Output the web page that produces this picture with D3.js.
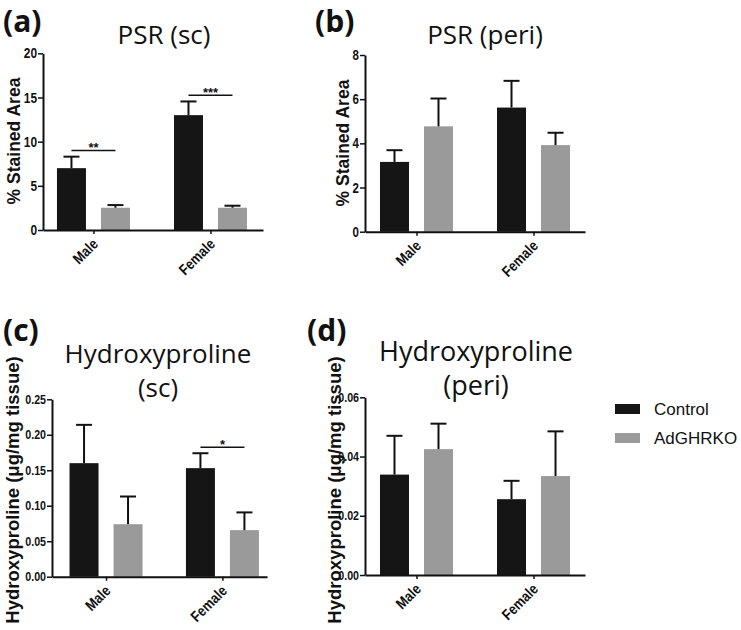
<!DOCTYPE html>
<html><head><meta charset="utf-8">
<script src="https://cdn.jsdelivr.net/npm/d3@7"></script>
<style>body{margin:0;background:#fff}</style>
</head><body>
<svg id="chart" width="741" height="630"></svg>
<script>
const groups = ["Male", "Female"];
const seriesNames = ["Control", "AdGHRKO"];
const seriesColors = ["#151515", "#9a9a9a"];

// (a) PSR (sc)
const psrScControl = [7.0, 13.0];
const psrScControlSem = [1.3, 1.55];
const psrScAdGHRKO = [2.52, 2.52];
const psrScAdGHRKOSem = [0.3, 0.23];
const psrScTicks = [0, 5, 10, 15, 20];
const psrScSig = [{group: "Male", y: 9.0, label: "**"}, {group: "Female", y: 15.25, label: "***"}];

// (b) PSR (peri)
const psrPeriControl = [3.16, 5.62];
const psrPeriControlSem = [0.53, 1.21];
const psrPeriAdGHRKO = [4.77, 3.92];
const psrPeriAdGHRKOSem = [1.26, 0.56];
const psrPeriTicks = [0, 2, 4, 6, 8];

// (c) Hydroxyproline (sc)
const hypScControl = [0.160, 0.153];
const hypScControlSem = [0.054, 0.021];
const hypScAdGHRKO = [0.074, 0.0656];
const hypScAdGHRKOSem = [0.039, 0.025];
const hypScTicks = [0, 0.05, 0.10, 0.15, 0.20, 0.25];
const hypScSig = [{group: "Female", y: 0.1826, label: "*"}];

// (d) Hydroxyproline (peri)
const hypPeriControl = [0.0339, 0.0256];
const hypPeriControlSem = [0.0131, 0.0062];
const hypPeriAdGHRKO = [0.0425, 0.0334];
const hypPeriAdGHRKOSem = [0.0086, 0.0151];
const hypPeriTicks = [0, 0.02, 0.04, 0.06];

const svg = d3.select("#chart");
const SANS = "'Liberation Sans',Arial,sans-serif";
const TITLE = "'Open Sans','Noto Sans',sans-serif";

function condense(sel, k) {
  sel.each(function () {
    const w = this.getComputedTextLength();
    d3.select(this).attr("textLength", w * k).attr("lengthAdjust", "spacingAndGlyphs");
  });
}

const panels = [
  {tag: "(a)", tagX: 3, tagY: 32, title: ["PSR (sc)"], titleX: 164, titleY: 44, titleSize: 26,
   yLabel: "% Stained Area", yLabelX: 14, yLabelY: 141, yLabelSize: 17.5,
   means: [psrScControl, psrScAdGHRKO], sems: [psrScControlSem, psrScAdGHRKOSem],
   ticks: psrScTicks, fmt: d3.format("d"), sig: psrScSig,
   x0: 43, x1: 263, y0: 230, y1: 53.3, pad: 0.44, align: 0.49, tickFont: 14.5},
  {tag: "(b)", tagX: 315, tagY: 32, title: ["PSR (peri)"], titleX: 485, titleY: 44, titleSize: 26,
   yLabel: "% Stained Area", yLabelX: 343, yLabelY: 143, yLabelSize: 17.5,
   means: [psrPeriControl, psrPeriAdGHRKO], sems: [psrPeriControlSem, psrPeriAdGHRKOSem],
   ticks: psrPeriTicks, fmt: d3.format("d"), sig: [],
   x0: 365, x1: 585, y0: 231.7, y1: 55, pad: 0.44, align: 0.5, tickFont: 14},
  {tag: "(c)", tagX: 3, tagY: 341, title: ["Hydroxyproline", "(sc)"], titleX: 158, titleY: 363, titleSize: 26,
   yLabel: "Hydroxyproline (\u03bcg/mg tissue)", yLabelX: 12, yLabelY: 490, yLabelSize: 18.5,
   means: [hypScControl, hypScAdGHRKO], sems: [hypScControlSem, hypScAdGHRKOSem],
   ticks: hypScTicks, fmt: d3.format(".2f"), sig: hypScSig,
   x0: 52, x1: 267, y0: 576.7, y1: 399.3, pad: 0.4236, align: 0.548, tickFont: 13},
  {tag: "(d)", tagX: 307, tagY: 341, title: ["Hydroxyproline", "(peri)"], titleX: 476, titleY: 361, titleSize: 27,
   yLabel: "Hydroxyproline (\u03bcg/mg tissue)", yLabelX: 334, yLabelY: 490, yLabelSize: 18.5,
   means: [hypPeriControl, hypPeriAdGHRKO], sems: [hypPeriControlSem, hypPeriAdGHRKOSem],
   ticks: hypPeriTicks, fmt: d3.format(".2f"), sig: [],
   x0: 365, x1: 585, y0: 575, y1: 397.3, pad: 0.44, align: 0.5, tickFont: 13}
];

panels.forEach(p => {
  const g = svg.append("g");
  const y = d3.scaleLinear().domain([0, d3.max(p.ticks)]).range([p.y0, p.y1]);
  const x = d3.scalePoint().domain(groups).range([p.x0, p.x1]).padding(p.pad).align(p.align);
  const inner = d3.scaleBand().domain(seriesNames).range([-36.5, 36.5]).paddingInner(0.341);

  g.append("text").attr("x", p.tagX).attr("y", p.tagY)
    .attr("font-family", TITLE).attr("font-weight", 700).attr("font-size", 30)
    .attr("fill", "#111").text(p.tag);
  p.title.forEach((t, i) => {
    g.append("text").attr("x", p.titleX).attr("y", p.titleY + i * 34)
      .attr("text-anchor", "middle").attr("font-family", TITLE)
      .attr("font-size", p.titleSize).attr("fill", "#111").text(t);
  });
  g.append("text")
    .attr("transform", `translate(${p.yLabelX},${p.yLabelY}) rotate(-90)`)
    .attr("text-anchor", "middle").attr("dominant-baseline", "central")
    .attr("font-family", SANS).attr("font-weight", 700).attr("font-size", p.yLabelSize)
    .attr("fill", "#111").text(p.yLabel);

  const data = [];
  groups.forEach((grp, gi) => seriesNames.forEach((s, si) => {
    data.push({grp, s, si, v: p.means[si][gi], e: p.sems[si][gi]});
  }));
  const cx = d => x(d.grp) + inner(d.s) + inner.bandwidth() / 2;
  g.selectAll("rect.bar").data(data).join("rect").attr("class", "bar")
    .attr("x", d => x(d.grp) + inner(d.s))
    .attr("width", inner.bandwidth())
    .attr("y", d => y(d.v))
    .attr("height", d => y(0) - y(d.v))
    .attr("fill", d => seriesColors[d.si]);

  const eb = g.selectAll("g.err").data(data).join("g").attr("class", "err");
  eb.append("line")
    .attr("x1", cx).attr("x2", cx)
    .attr("y1", d => y(d.v)).attr("y2", d => y(d.v + d.e))
    .attr("stroke", "#111").attr("stroke-width", 2);
  eb.append("line")
    .attr("x1", d => cx(d) - 8).attr("x2", d => cx(d) + 8)
    .attr("y1", d => y(d.v + d.e)).attr("y2", d => y(d.v + d.e))
    .attr("stroke", "#111").attr("stroke-width", 2);

  p.sig.forEach(sg => {
    const xa = x(sg.group) + inner("Control") + inner.bandwidth() / 2;
    const xb = x(sg.group) + inner("AdGHRKO") + inner.bandwidth() / 2;
    g.append("line").attr("x1", xa).attr("x2", xb).attr("y1", y(sg.y)).attr("y2", y(sg.y))
      .attr("stroke", "#111").attr("stroke-width", 1.5);
    g.append("text").attr("x", (xa + xb) / 2).attr("y", y(sg.y) + 2)
      .attr("text-anchor", "middle").attr("font-family", SANS).attr("font-weight", 700)
      .attr("font-size", 13).attr("fill", "#111").text(sg.label);
  });

  const ya = g.append("g").attr("transform", `translate(${p.x0},0)`)
    .call(d3.axisLeft(y).tickValues(p.ticks).tickFormat(p.fmt).tickSize(5).tickSizeOuter(0).tickPadding(1));
  ya.select(".domain").attr("stroke", "#111").attr("stroke-width", 2);
  ya.selectAll(".tick line").attr("stroke", "#111").attr("stroke-width", 1.5);
  ya.selectAll(".tick text").attr("font-family", SANS).attr("font-weight", 700)
    .attr("font-size", p.tickFont).attr("fill", "#111").call(condense, 0.82);

  const xa = g.append("g").attr("transform", `translate(0,${p.y0})`)
    .call(d3.axisBottom(x).tickSize(4).tickSizeOuter(0));
  xa.select(".domain").attr("stroke", "#111").attr("stroke-width", 2);
  xa.selectAll(".tick line").attr("stroke", "#111").attr("stroke-width", 1.5);
  xa.selectAll(".tick text")
    .attr("font-family", SANS).attr("font-weight", 700).attr("font-size", 15).attr("fill", "#111")
    .attr("text-anchor", "end").attr("dy", null).attr("y", 0)
    .attr("transform", "translate(5,15) rotate(-45)")
    .call(condense, 0.85);
});

const legend = svg.append("g");
seriesNames.forEach((s, i) => {
  legend.append("rect").attr("x", 615).attr("y", 404 + i * 29).attr("width", 25).attr("height", 10)
    .attr("fill", seriesColors[i]);
  legend.append("text").attr("x", 654).attr("y", 415 + i * 29)
    .attr("font-family", SANS).attr("font-size", 17).attr("fill", "#111").text(s);
});
</script>
</body></html>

EXERCISE DESCRIPTION:
Repeat only the lines from the beginning of the material through the line containing "const psrPeriTicks = [0, 2, 4, 6, 8];", both ends kept, leaving pictures out.

RESULT OF THE EXERCISE:
Output the web page that produces this picture with D3.js.
<!DOCTYPE html>
<html><head><meta charset="utf-8">
<script src="https://cdn.jsdelivr.net/npm/d3@7"></script>
<style>body{margin:0;background:#fff}</style>
</head><body>
<svg id="chart" width="741" height="630"></svg>
<script>
const groups = ["Male", "Female"];
const seriesNames = ["Control", "AdGHRKO"];
const seriesColors = ["#151515", "#9a9a9a"];

// (a) PSR (sc)
const psrScControl = [7.0, 13.0];
const psrScControlSem = [1.3, 1.55];
const psrScAdGHRKO = [2.52, 2.52];
const psrScAdGHRKOSem = [0.3, 0.23];
const psrScTicks = [0, 5, 10, 15, 20];
const psrScSig = [{group: "Male", y: 9.0, label: "**"}, {group: "Female", y: 15.25, label: "***"}];

// (b) PSR (peri)
const psrPeriControl = [3.16, 5.62];
const psrPeriControlSem = [0.53, 1.21];
const psrPeriAdGHRKO = [4.77, 3.92];
const psrPeriAdGHRKOSem = [1.26, 0.56];
const psrPeriTicks = [0, 2, 4, 6, 8];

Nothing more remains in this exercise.